Frau Mavrin’s home life is hardly better, as she, Lushington, and others, visiting one late night, must awaken her husband, who, forced to dress, appears only as his guests are about to leave, and is left little to do but help them take the unresponsive elevator down to the street. Later, Panteleimon pours out his fears of his wife’s affairs to Lushington, all his suspicions pointing to Da Costa, with whom he seems determined to fight a duel, while Lushington, the guilty one, feeds him platitudes.
Bobel is clearly a fool who cannot even attain a central table at the local cabaret, Maxims.

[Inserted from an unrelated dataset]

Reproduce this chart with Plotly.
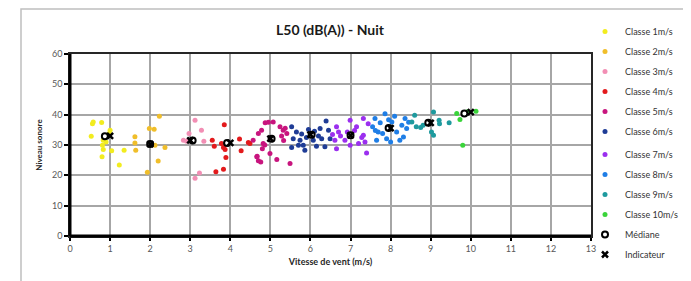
import plotly.graph_objects as go

classes = ["Classe 1m/s", "Classe 2m/s", "Classe 3m/s", "Classe 4m/s", "Classe 5m/s",
           "Classe 6m/s", "Classe 7m/s", "Classe 8m/s", "Classe 9m/s", "Classe 10m/s"]
colors = ["#F2EC1F", "#F0BE2A", "#F28EB4", "#E31A1C", "#C8157E",
          "#1F3C96", "#9B2FEF", "#1F7EE6", "#1E9A9E", "#3AD43A"]

c1_x = [0.56, 0.58, 0.79, 0.53, 1.00, 0.98, 0.83, 0.81, 0.83, 0.80, 1.04, 1.23, 1.35, 0.90]
c1_y = [37.0, 37.6, 37.4, 32.9, 34.9, 33.8, 31.6, 29.9, 28.5, 26.1, 28.1, 23.4, 28.3, 31.0]
c2_x = [1.62, 1.62, 1.64, 1.98, 2.10, 2.23, 2.12, 2.37, 2.20, 1.93]
c2_y = [32.7, 30.7, 28.3, 35.4, 35.2, 39.5, 29.9, 29.2, 24.7, 21.0]
c3_x = [3.12, 3.28, 2.97, 2.83, 2.91, 3.34, 3.12, 3.23]
c3_y = [38.2, 34.9, 33.8, 31.6, 31.2, 31.2, 19.0, 20.8]
c4_x = [3.85, 3.55, 3.60, 3.78, 3.83, 3.87, 3.89, 3.83, 3.64, 4.23, 4.27, 4.45, 4.49]
c4_y = [36.7, 31.6, 29.6, 30.5, 29.2, 28.5, 25.9, 22.0, 21.2, 32.0, 28.1, 30.8, 30.5]
c5_x = [4.57, 4.70, 4.78, 4.87, 4.95, 5.07, 4.82, 4.86, 4.80, 4.67, 4.76, 4.99, 5.16,
        5.24, 5.32, 5.41, 5.49, 5.37, 4.66, 4.70, 5.28, 5.33]
c5_y = [31.6, 33.8, 34.9, 37.3, 37.5, 37.6, 30.5, 30.0, 28.8, 26.3, 24.4, 27.2, 25.2,
        36.0, 34.9, 33.8, 23.9, 35.5, 26.1, 24.8, 33.0, 31.5]
c6_x = [5.53, 5.53, 5.65, 5.74, 5.82, 5.86, 5.95, 6.07, 6.15, 6.28, 6.36, 6.45, 6.39,
        6.49, 5.78, 5.70, 6.24, 5.57, 5.90, 6.10, 6.20]
c6_y = [36.0, 29.2, 34.3, 31.6, 29.9, 28.3, 35.1, 31.6, 29.6, 32.1, 29.4, 34.9, 37.9,
        32.1, 33.6, 29.9, 35.4, 32.1, 32.5, 34.5, 33.0]
c7_x = [6.65, 6.70, 6.61, 6.65, 6.75, 6.99, 6.99, 7.15, 7.32, 7.36, 7.40, 7.44, 7.32,
        7.28, 6.92, 6.86, 7.10, 7.20, 6.55]
c7_y = [36.0, 34.3, 31.6, 28.8, 33.0, 38.2, 29.9, 36.0, 38.7, 31.0, 27.4, 37.0, 33.2,
        32.5, 34.3, 31.6, 34.8, 30.5, 33.5]
c8_x = [7.61, 7.65, 7.74, 7.86, 7.90, 8.03, 8.15, 8.23, 8.36, 8.40, 8.32, 7.69, 7.62,
        8.10, 7.80, 8.00, 8.28, 7.55, 8.45, 7.95]
c8_y = [38.7, 31.6, 37.3, 40.3, 32.1, 37.6, 34.3, 31.6, 38.7, 35.4, 32.6, 34.3, 34.8,
        39.5, 33.8, 31.0, 36.5, 36.0, 37.5, 38.3]
c9_x = [9.07, 8.60, 8.53, 8.64, 8.81, 9.02, 9.07, 9.21, 9.22, 9.46, 8.75]
c9_y = [40.9, 39.8, 37.6, 36.0, 36.5, 34.3, 33.2, 38.2, 37.0, 37.3, 35.8]
c10_x = [9.65, 9.73, 10.13, 9.80, 9.92]
c10_y = [40.4, 38.4, 41.1, 29.9, 41.0]

series_x = [c1_x, c2_x, c3_x, c4_x, c5_x, c6_x, c7_x, c8_x, c9_x, c10_x]
series_y = [c1_y, c2_y, c3_y, c4_y, c5_y, c6_y, c7_y, c8_y, c9_y, c10_y]

mediane_x = [0.87, 2.00, 3.06, 3.92, 5.03, 6.03, 7.00, 7.95, 8.94, 9.84]
mediane_y = [32.9, 30.3, 31.5, 30.7, 32.1, 33.4, 33.2, 35.6, 37.3, 40.4]
indic_x = [1.00, 2.00, 3.00, 4.00, 5.00, 6.00, 7.00, 8.00, 9.00, 10.00]
indic_y = [33.0, 30.3, 31.5, 30.7, 32.1, 33.4, 33.2, 35.6, 37.3, 40.8]

x_ticks = list(range(0, 14))
y_ticks = [0, 10, 20, 30, 40, 50, 60]

FONT = "Lato"
W, H = 683, 273          # page body has an 8px margin
L, T, R, B = 62, 46, 100, 45
PW, PH = W - L - R, H - T - B

fig = go.Figure()
for i, name in enumerate(classes):
    fig.add_trace(go.Scatter(x=series_x[i], y=series_y[i], mode="markers", name=name,
                             legendgroup=name, legend="legend" if i < 6 else "legend2",
                             marker=dict(color=colors[i], size=5)))
fig.add_trace(go.Scatter(x=mediane_x, y=mediane_y, mode="markers", name="Médiane",
                         legendgroup="med", legend="legend2",
                         marker=dict(symbol="circle", color="white", size=6,
                                     line=dict(color="black", width=2))))
fig.add_trace(go.Scatter(x=indic_x, y=indic_y, mode="markers", name="Indicateur",
                         legendgroup="ind", legend="legend2",
                         marker=dict(symbol="x-thin", color="black", size=6,
                                     line=dict(color="black", width=2.5))))

leg_common = dict(x=1.0 - 6 / PW, xanchor="left", yanchor="top",
                  font=dict(family=FONT, size=9, color="#333333"),
                  tracegroupgap=1, itemwidth=30, bgcolor="rgba(0,0,0,0)")

fig.update_layout(
    width=W, height=H,
    margin=dict(l=L, r=R, t=T, b=B, autoexpand=False),
    paper_bgcolor="white", plot_bgcolor="white",
    font=dict(family=FONT, color="#404040", size=9),
    title=dict(text="<b>L50 (dB(A)) - Nuit</b>", x=322/W, xanchor="center",
               y=1-22/H, yanchor="middle",
               font=dict(family=FONT, size=14, color="#1a1a1a")),
    showlegend=True,
    legend=dict(y=(T + PH - 9) / PH, **leg_common),
    legend2=dict(y=(T + PH - 132) / PH, **leg_common),
    shapes=[
        dict(type="rect", xref="paper", yref="paper", x0=(13-L)/PW, x1=(680-L)/PW,
             y0=-0.35, y1=(T+PH-1)/PH, line=dict(color="#BFBFBF", width=1.5), layer="below"),
        dict(type="line", xref="paper", yref="paper", x0=0, x1=0, y0=0, y1=1,
             line=dict(color="black", width=3)),
        dict(type="line", xref="paper", yref="paper", x0=0, x1=1, y0=0, y1=0,
             line=dict(color="black", width=3)),
    ],
)
fig.update_xaxes(range=[0, 13], tickvals=x_ticks, showgrid=True, gridcolor="#A6A6A6",
                 gridwidth=2, showline=True, linecolor="#262626", linewidth=1.5, mirror=True,
                 zeroline=False, ticks="outside", ticklen=3, tickwidth=2, tickcolor="black",
                 automargin=False,
                 tickfont=dict(size=9, color="#595959"),
                 title=dict(text="<b>Vitesse de vent (m/s)</b>", standoff=6,
                            font=dict(size=9, color="#262626")))
fig.update_yaxes(range=[0, 60], tickvals=y_ticks, showgrid=True, gridcolor="#A6A6A6",
                 gridwidth=2, showline=True, linecolor="#262626", linewidth=1.5, mirror=True,
                 zeroline=False, ticks="outside", ticklen=4, tickwidth=2, tickcolor="black",
                 automargin=False,
                 tickfont=dict(size=9, color="#595959"),
                 title=dict(text="<b>Niveau sonore</b>", standoff=8,
                            font=dict(size=8, color="#262626")))

fig.write_html("out.html")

Cortney, an American, is as clumsy and empty-minded as they come, while the militaristic stooge, Waldemar, is more concerned with his uniform than any ideas he might express.
While one might worry about the fate of this small Baltic country, there is so little at the center of this outlandish place, that, like Lushington, we are hard pressed to care about its affairs. While in reality, I care very much about and loved my visits in Lithuania, Latvia, and Estonia, the non-existent Powell Baltic spot seems to survive on a series of nightly parties in which very little happens and even less is intelligently discussed. But then, to be fair to Powell, neither have we heard any intelligent conversation in London presented in this book!
It is only a tragedy than lends any significance to Lushington’s stay in “Venusberg,” a world where love seems to matter more than anything else. After attending the annual grand ball, Lushington, tired and disturbed by Frau Marvin’s foul moods (she is furious about his imminent departure), decides to walk home in the cold, while his friend Da Costa escorts her home.
Assassins, attempting to kill Police Commissar Kuno attack a drosky, killing both Da Costa and, as Lushington later discovers, Frau Mavrin, instead. Called up in the middle of the night by Pope, Lushington serves as a witness to his friends' respectability.
As meaningless as has been his trip to this country, the reporter travels back to face what will clearly be an always slightly disinterested Lucy, surely settling into a home life as meaningless as all those lives he has just witnessed.
As in all his Powell’s works, the slightly bitter satire is infused with a brilliance of language that redeems the characters’ lack of signification.